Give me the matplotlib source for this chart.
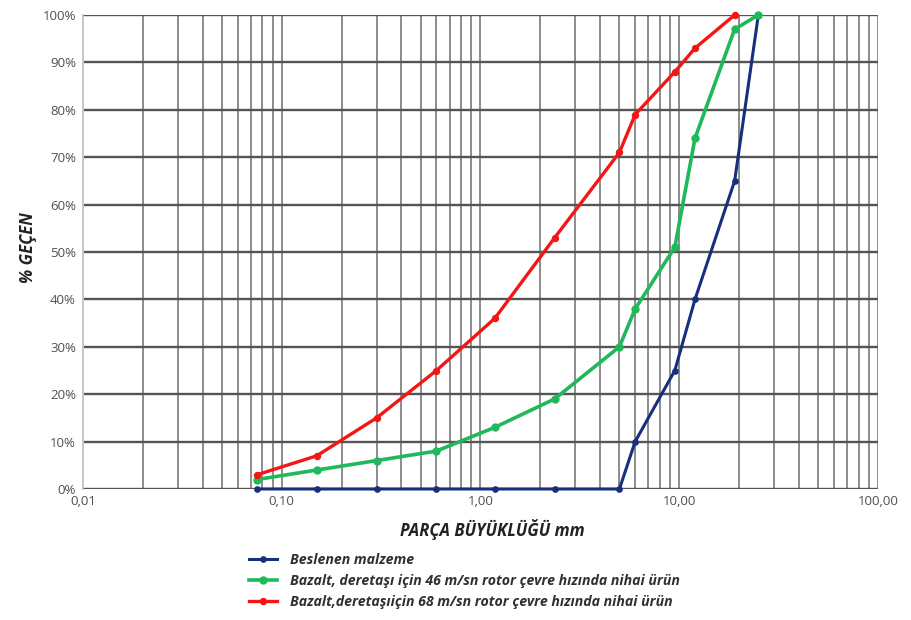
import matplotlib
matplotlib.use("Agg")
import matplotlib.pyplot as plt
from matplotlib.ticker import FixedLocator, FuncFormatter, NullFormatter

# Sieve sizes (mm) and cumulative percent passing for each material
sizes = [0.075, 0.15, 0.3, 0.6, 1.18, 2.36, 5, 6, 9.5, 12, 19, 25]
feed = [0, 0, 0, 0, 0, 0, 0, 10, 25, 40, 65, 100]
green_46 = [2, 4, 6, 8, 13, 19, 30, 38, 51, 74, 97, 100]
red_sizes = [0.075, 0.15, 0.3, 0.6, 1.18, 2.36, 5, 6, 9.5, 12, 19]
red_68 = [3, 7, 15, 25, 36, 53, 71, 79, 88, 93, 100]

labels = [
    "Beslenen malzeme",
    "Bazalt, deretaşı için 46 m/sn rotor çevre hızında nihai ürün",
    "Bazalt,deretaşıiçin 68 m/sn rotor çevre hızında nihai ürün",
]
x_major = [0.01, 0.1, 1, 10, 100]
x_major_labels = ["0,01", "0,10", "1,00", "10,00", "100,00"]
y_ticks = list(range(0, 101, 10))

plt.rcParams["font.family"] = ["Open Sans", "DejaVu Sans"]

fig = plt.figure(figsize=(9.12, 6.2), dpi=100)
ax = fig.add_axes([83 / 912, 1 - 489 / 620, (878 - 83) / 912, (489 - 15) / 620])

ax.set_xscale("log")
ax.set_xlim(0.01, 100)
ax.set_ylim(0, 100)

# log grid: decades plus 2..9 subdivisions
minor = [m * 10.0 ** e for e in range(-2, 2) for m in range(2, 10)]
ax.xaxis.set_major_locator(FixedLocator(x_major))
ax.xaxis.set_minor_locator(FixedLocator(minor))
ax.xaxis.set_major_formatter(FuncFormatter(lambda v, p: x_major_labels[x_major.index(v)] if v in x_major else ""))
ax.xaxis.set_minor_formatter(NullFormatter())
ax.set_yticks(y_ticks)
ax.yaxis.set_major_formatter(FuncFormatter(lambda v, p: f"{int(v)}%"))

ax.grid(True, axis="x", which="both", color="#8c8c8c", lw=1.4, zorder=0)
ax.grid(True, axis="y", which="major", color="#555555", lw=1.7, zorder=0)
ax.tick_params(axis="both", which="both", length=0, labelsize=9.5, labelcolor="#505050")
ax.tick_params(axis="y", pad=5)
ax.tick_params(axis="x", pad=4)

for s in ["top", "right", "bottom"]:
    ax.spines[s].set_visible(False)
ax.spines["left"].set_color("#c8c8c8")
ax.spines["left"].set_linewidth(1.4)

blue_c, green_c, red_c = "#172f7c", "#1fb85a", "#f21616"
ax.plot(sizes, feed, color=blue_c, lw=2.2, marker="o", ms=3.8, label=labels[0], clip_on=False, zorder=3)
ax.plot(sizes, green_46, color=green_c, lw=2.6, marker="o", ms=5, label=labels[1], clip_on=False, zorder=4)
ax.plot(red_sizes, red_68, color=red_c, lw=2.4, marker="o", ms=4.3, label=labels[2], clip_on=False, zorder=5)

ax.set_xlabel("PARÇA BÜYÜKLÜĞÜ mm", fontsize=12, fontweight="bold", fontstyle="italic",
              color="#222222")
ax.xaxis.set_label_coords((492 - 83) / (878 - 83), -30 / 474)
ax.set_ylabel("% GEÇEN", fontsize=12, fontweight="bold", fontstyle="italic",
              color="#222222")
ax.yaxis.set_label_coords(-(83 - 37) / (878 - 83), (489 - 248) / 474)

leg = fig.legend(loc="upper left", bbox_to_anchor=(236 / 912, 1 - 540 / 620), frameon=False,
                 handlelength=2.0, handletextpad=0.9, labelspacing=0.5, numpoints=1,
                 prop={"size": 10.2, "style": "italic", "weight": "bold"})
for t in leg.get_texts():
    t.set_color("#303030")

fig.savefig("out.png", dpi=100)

------------------------------------------------------------

## Task description:
Give only the number of lines in the listing above that include the string "matplotlib".

## Solution:
5